*Extracted information*
<<<<
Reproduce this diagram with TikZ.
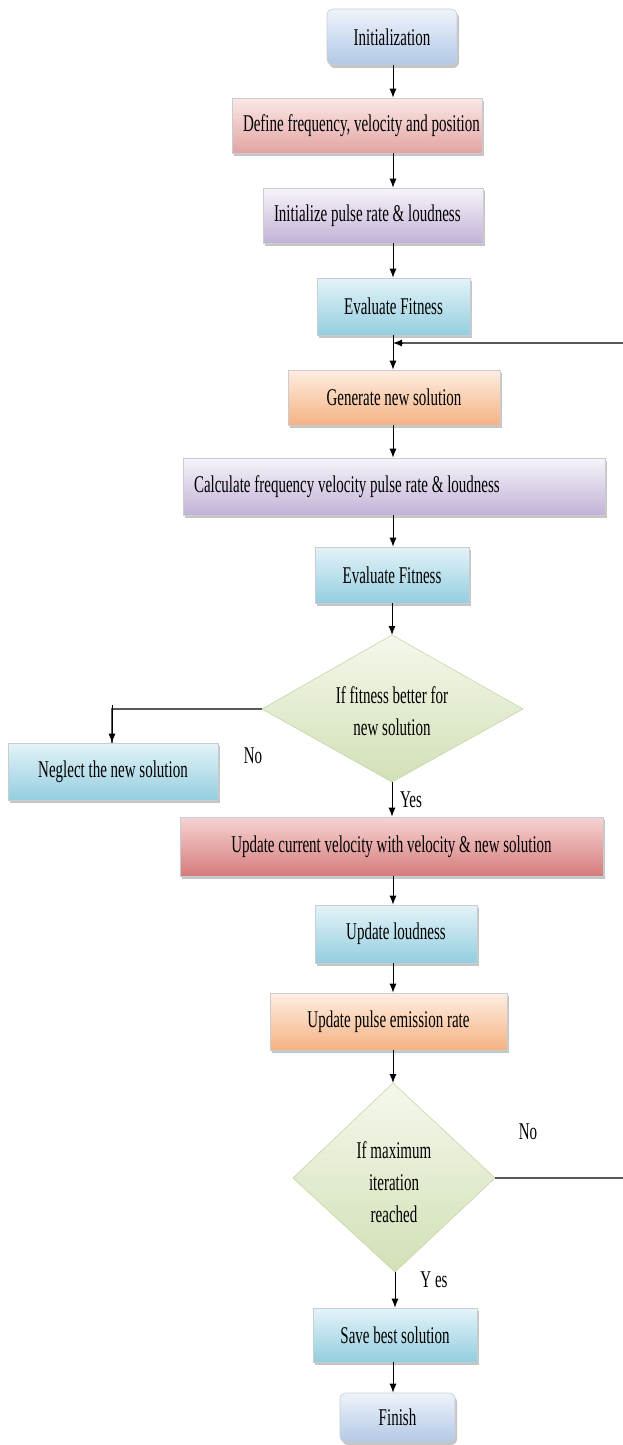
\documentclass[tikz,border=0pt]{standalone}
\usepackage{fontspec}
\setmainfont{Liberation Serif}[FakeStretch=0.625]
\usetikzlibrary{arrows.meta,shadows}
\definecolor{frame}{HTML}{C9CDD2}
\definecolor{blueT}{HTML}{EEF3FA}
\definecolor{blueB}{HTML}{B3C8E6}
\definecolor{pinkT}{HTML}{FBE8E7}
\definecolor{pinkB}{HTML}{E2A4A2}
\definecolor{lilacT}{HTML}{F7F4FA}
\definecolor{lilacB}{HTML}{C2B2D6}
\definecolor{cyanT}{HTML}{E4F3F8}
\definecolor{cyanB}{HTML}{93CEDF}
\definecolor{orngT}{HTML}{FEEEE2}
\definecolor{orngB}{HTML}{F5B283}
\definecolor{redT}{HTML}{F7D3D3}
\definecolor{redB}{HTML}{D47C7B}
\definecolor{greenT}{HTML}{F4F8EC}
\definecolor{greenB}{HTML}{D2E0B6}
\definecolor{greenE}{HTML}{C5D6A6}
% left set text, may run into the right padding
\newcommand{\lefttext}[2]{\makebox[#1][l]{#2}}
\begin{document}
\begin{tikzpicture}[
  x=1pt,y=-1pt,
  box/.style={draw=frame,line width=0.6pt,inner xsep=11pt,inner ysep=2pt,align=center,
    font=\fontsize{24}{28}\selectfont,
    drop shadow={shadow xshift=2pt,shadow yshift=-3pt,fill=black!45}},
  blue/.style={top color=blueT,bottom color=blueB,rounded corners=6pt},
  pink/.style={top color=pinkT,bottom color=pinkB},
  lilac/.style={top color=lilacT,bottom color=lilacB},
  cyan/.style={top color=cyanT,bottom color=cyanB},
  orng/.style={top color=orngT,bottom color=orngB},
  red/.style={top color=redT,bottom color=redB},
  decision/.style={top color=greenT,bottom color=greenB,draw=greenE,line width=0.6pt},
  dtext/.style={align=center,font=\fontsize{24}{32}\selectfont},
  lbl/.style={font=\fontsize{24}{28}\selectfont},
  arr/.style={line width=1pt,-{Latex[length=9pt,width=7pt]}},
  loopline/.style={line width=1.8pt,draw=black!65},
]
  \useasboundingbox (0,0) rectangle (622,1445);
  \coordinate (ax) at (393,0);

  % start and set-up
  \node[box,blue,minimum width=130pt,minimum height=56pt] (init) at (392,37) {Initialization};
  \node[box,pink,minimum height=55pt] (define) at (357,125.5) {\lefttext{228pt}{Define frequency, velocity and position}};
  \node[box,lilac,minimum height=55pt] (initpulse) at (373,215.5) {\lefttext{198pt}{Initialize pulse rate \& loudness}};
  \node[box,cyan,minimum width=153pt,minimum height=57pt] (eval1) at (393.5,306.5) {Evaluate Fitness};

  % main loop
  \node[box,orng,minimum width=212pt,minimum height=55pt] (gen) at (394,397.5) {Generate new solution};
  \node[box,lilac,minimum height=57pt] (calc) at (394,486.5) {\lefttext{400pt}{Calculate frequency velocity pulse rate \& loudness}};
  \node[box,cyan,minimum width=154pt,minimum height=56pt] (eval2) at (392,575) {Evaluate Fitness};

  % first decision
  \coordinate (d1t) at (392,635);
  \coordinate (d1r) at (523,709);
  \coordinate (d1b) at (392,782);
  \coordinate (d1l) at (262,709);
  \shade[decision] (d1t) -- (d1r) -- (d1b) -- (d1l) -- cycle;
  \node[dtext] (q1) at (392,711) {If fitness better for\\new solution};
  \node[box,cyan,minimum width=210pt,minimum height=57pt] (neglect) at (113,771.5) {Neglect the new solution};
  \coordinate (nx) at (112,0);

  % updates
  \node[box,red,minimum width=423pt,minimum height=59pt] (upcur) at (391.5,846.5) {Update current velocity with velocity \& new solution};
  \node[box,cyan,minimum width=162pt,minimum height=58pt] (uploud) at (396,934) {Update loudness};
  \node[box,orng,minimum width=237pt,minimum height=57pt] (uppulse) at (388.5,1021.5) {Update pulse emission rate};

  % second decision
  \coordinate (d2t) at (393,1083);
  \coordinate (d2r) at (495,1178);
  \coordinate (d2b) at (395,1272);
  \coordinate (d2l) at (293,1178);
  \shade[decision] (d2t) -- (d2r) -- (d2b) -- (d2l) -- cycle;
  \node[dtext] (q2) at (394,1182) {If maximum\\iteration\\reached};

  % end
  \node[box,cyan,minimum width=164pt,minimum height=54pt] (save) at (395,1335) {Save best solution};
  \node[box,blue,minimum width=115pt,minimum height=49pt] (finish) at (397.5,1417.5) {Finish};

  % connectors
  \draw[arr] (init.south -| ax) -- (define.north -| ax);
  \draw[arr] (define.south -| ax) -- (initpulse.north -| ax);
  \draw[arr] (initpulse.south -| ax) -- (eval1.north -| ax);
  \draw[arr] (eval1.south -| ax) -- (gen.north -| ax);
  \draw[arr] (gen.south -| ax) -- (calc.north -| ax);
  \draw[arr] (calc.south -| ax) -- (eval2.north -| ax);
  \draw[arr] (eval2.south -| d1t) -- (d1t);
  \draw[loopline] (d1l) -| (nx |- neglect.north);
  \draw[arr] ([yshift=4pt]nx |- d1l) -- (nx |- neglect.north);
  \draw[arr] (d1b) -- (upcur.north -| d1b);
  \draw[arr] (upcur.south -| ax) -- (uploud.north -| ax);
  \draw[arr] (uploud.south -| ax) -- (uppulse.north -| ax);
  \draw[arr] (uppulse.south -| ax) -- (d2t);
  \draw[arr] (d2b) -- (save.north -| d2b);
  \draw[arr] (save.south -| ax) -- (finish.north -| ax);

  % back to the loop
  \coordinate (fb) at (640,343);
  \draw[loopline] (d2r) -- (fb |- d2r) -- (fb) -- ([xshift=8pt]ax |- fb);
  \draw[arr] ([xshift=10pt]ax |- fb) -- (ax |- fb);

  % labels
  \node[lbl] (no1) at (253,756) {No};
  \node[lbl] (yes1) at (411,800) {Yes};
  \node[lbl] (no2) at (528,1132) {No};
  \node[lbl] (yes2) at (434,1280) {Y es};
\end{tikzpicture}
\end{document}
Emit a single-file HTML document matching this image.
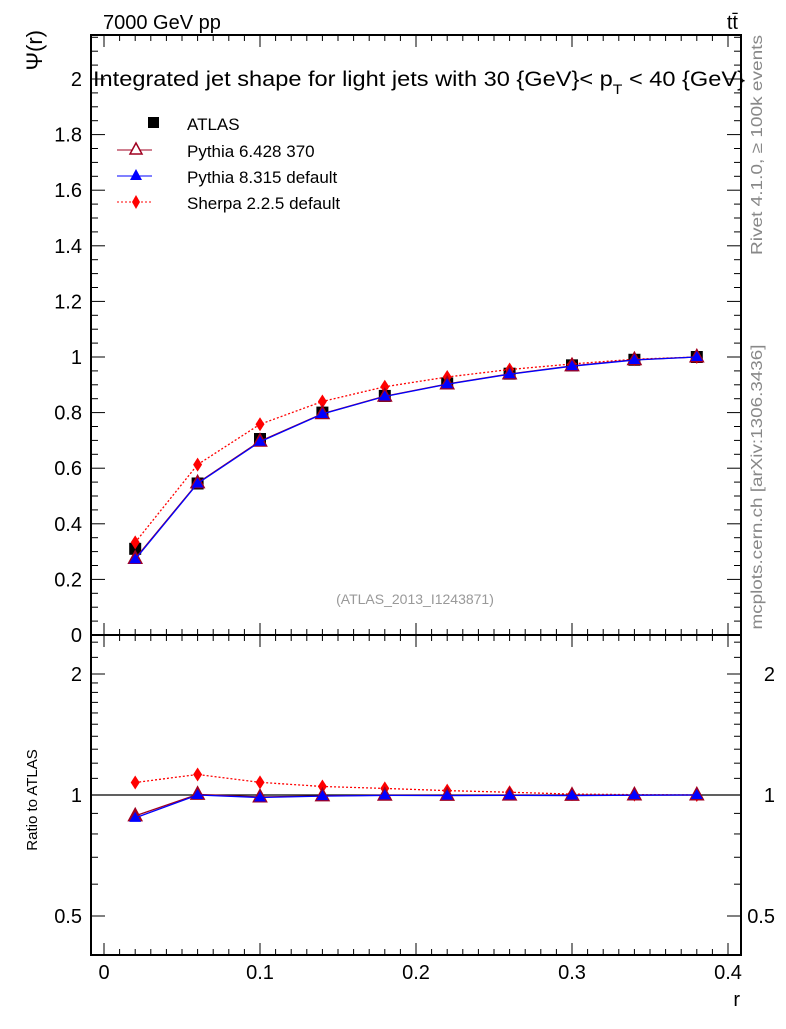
>>>>
*The request*
Where a line holds the string "with", copy that line.

*Right answer*
Reproduce this diagram with TikZ.
  \node[box,red,minimum width=423pt,minimum height=59pt] (upcur) at (391.5,846.5) {Update current velocity with velocity \& new solution};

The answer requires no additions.